L’illusione fatale del “nuovismo”

Osservando il teatrino dell’ennesima campagna elettorale del nulla, si può dire che l’ultimo grido dell’illusione nuovista stia assumendo le logore sembianze della cosiddetta società civile.

 Rilanciata dal magistrato Ingroia, uomo per tutte le stagioni, e ancor più da Beppe Grillo, l’idea di utilizzare un congruo numero di persone estranee, o apparentemente tali, al mondo della politica professionale, rappresenta un buon veicolo per traghettare la propria navicella verso l’agognato approdo del Parlamento. D’altro canto, il presupposto che esista una sostanziale diversità cromosomica tra persone comuni e politici di professione, su cui si basa l’attuale nuovismo, rappresenta una credenza piuttosto diffusa e radicata, alla quale anche i grandi partiti cercano di dare una adeguata risposta attraverso tutta una serie di candidature stile foglie di fico raccattate qua e là. Sostanzialmente molti individui, nella loro onesta ingenuità, sono portati a ritenere che un appartenente alla citata società civile, una volta entrato nella stanza dei bottoni, offra molte più garanzie sul piano dell’onestà e della ricerca del bene comune rispetto a un politico di lungo corso.

Tutto questo, però, senza considerare che i gravi problemi che affliggono la democrazia italiana non derivano dalla scelta intenzionale dei singoli soggetti eletti ad ogni livello, bensì essi scaturiscono da un sistema che è gradualmente scivolato verso un baratro che è oramai sotto gli occhi di tutti.
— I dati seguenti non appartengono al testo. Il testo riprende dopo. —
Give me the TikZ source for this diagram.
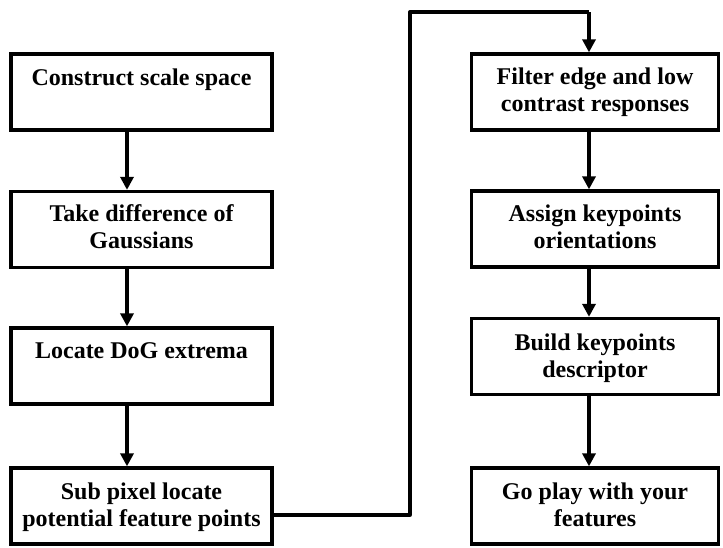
\documentclass[tikz,border=0pt]{standalone}
\usepackage{fontspec}
\setmainfont{Liberation Serif}
\usetikzlibrary{arrows.meta,calc}
\begin{document}
\begin{tikzpicture}[x=1pt,y=-1pt,
  box/.style={draw,line width=3.3pt,inner sep=0pt,minimum height=76pt},
  lbox/.style={box,minimum width=261pt},
  rbox/.style={box,minimum width=247pt},
  txt/.style={anchor=north,inner sep=0pt,align=center,font=\fontsize{24}{27}\selectfont\bfseries},
  conn/.style={line width=3.3pt,-{Triangle[width=13pt,length=13pt]}},
  link/.style={line width=3.3pt,line join=round}]
\useasboundingbox (0,0) rectangle (723,547);
% left column
\node[lbox] (b1) at (141.5,92) {};
\node[lbox] (b2) at (141.5,229.5) {};
\node[lbox] (b3) at (141.5,366) {};
\node[lbox] (b4) at (141.5,506) {};
% right column
\node[rbox] (b5) at (595,92) {};
\node[rbox] (b6) at (595,229) {};
\node[rbox] (b7) at (595,356.5) {};
\node[rbox] (b8) at (595,506) {};
% texts
\newcommand{\fl}{\rule{0pt}{17pt}}
\node[txt] (t1) at ($(b1.north)+(0,16)$) {\fl Construct scale space};
\node[txt] (t2) at ($(b2.north)+(0,14)$) {\fl Take difference of\\Gaussians};
\node[txt] (t3) at ($(b3.north)+(0,15)$) {\fl Locate DoG extrema};
\node[txt] (t4) at ($(b4.north)+(0,16)$) {\fl Sub pixel locate\\potential feature points};
\node[txt] (t5) at ($(b5.north)+(0,15)$) {\fl Filter edge and low\\contrast responses};
\node[txt] (t6) at ($(b6.north)+(0,15)$) {\fl Assign keypoints\\orientations};
\node[txt] (t7) at ($(b7.north)+(0,16)$) {\fl Build keypoints\\descriptor};
\node[txt] (t8) at ($(b8.north)+(0,16)$) {\fl Go play with your\\features};
% arrows
\draw[conn] ($(b1.south)+(-14.5,0)$) -- ($(b2.north)+(-14.5,0)$);
\draw[conn] ($(b2.south)+(-14.5,0)$) -- ($(b3.north)+(-14.5,0)$);
\draw[conn] ($(b3.south)+(-14.5,0)$) -- ($(b4.north)+(-14.5,0)$);
\draw[conn] ($(b5.south)+(-6,0)$) -- ($(b6.north)+(-6,0)$);
\draw[conn] ($(b6.south)+(-6,0)$) -- ($(b7.north)+(-6,0)$);
\draw[conn] ($(b7.south)+(-6,0)$) -- ($(b8.north)+(-6,0)$);
% long connector
\coordinate (c1) at (410,515);
\coordinate (c2) at (410,12);
\coordinate (c3) at (589,12);
\draw[link] ($(b4.east)+(0,9)$) -- (c1) -- (c2) -- (c3);
\draw[conn] (c3) -- ($(b5.north)+(-6,0)$);
\end{tikzpicture}
\end{document}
Un sistema che nessun uomo politico ha creato a tavolino, complottando contro il popolo, alias società civile, ma che un po’ tutti hanno contribuito ad alimentare restando ancorati ad una concezione del consenso elettorale fondato su una progressiva espansione dell’intervento pubblico, quindi della spesa, in ogni ambito della società. Per questo motivo, da liberale, mi cambierebbe ben poco se ad esercitare l’attuale, catastrofico controllo operato dallo Stato su oltre metà della ricchezza nazionale fosse un governo composto dai vecchi marpioni dei partiti o da una genia di integerrime persone comuni. Anzi, e so con ciò di esprimere un concetto in questo momento piuttosto impopolare, tra un politico di lungo corso che, tuttavia, riuscisse a tagliare di un colpo 5 punti di spesa pubblica ed un immacolato paladino del nuovismo dilagante che promettesse di gestire in modo più onesto l’attuale, insostenibile perimetro pubblico, non avrei alcun dubbio a dare il mio appoggio al primo.

Sotto tale profilo il vero cambiamento, la vera rivoluzione copernicana dovrebbe scaturire dal coraggio politico di chi, compresa l’insostenibilità economica e finanziaria dell’attuale collettivismo strisciante, una volta giunto nella stanza dei bottoni operasse finalmente quelle imponenti riforme liberali di cui necessita da molto tempo il nostro Paese. Il nuovo, da questo punto di vista, significherebbe la riduzione di quell’eccesso di spesa e di tassazione che soffoca ogni forma di sviluppo. E se a realizzarlo fosse un uomo “civile”, piuttosto che un reduce della Prima Repubblica, francamente importa poco. Ciò che conta è che finalmente qualcuno abbia il coraggio di riformare, questo sì, un sistema che è fallito ovunque sia stato applicato. Errare è umano, ma perseverare - pur sotto le spoglie di un qualche appartenente alla società civile - sarebbe veramente diabolico.